Tell us about your academic path.
I studied history at Ca' Foscari, graduating with Giovanni Levi, one of the founders of microhistory. After my PhD in urban and rural history in Perugia, where I worked with Tommaso Detti and Carlo Pazzagli in a highly interdisciplinary environment, I returned to Venice for a research grant and was lucky enough to soon win a competition for a researcher position in economic history in the economics department, where I learned a lot. In 2011, with Paola Lanaro, we moved to the new department of management. Here I found opportunities for new inspiration and all-round collaboration with colleagues from different disciplinary fields, which led me to develop my research with innovative directions and new institutional challenges.

What has given you the greatest satisfaction in your career?
Going back in time, my first real professional satisfaction was publishing an article on the population of Venice in the modern age with four other students before we even graduated. It was then that I experienced the pleasure, effort and fear of seeing your research published. There have been others since then, the most recent perhaps being invited to present the first English translation of Benedetto Cotrugli's fifteenth-century trade manual at Harvard Business School, where I was then able to return for long-term research. But it is also the little things that give this job meaning, such as a student thanking me for citing his dissertation in a book or an unexpected compliment from a colleague.

What are you most passionate about in your research?
History made in archives and libraries is a journey into the past. Once the questions are defined, historians turn into detectives who use every means and tool to connect the most disparate sources into a story that holds. What involves me most is this element of interpretative reconstruction of what happened, the idea of looking back and reassembling piece by piece events that often not even those who lived them were fully aware of.

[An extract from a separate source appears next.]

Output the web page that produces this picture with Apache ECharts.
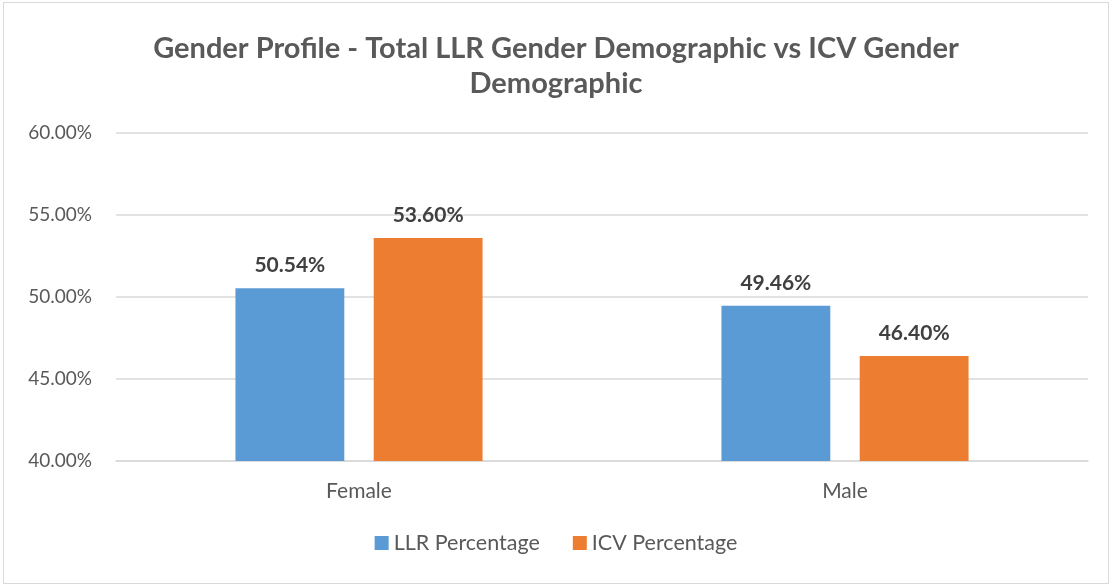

What do teaching and researching mean to you?
Working in a university means that you can constantly interact with young people who dedicate their time to learning new things. I have always been convinced that what is actually taught is, in the end, very little, and that students learn much more by talking to their classmates and by combining what they read with the input that teachers give them. Making the classroom a place where ideas come from is difficult but exciting work. After all, only if you have experienced the happiness of research can you pass it on. I remember my dissertation supervisor handing me a book, the nineteenth-century edition of one of the texts I used for my dissertation, full of notes, and asking me to find out who owned it. Being able to find out by linking what was underlined to quotations found elsewhere was one of the experiences that most motivated me to do this job.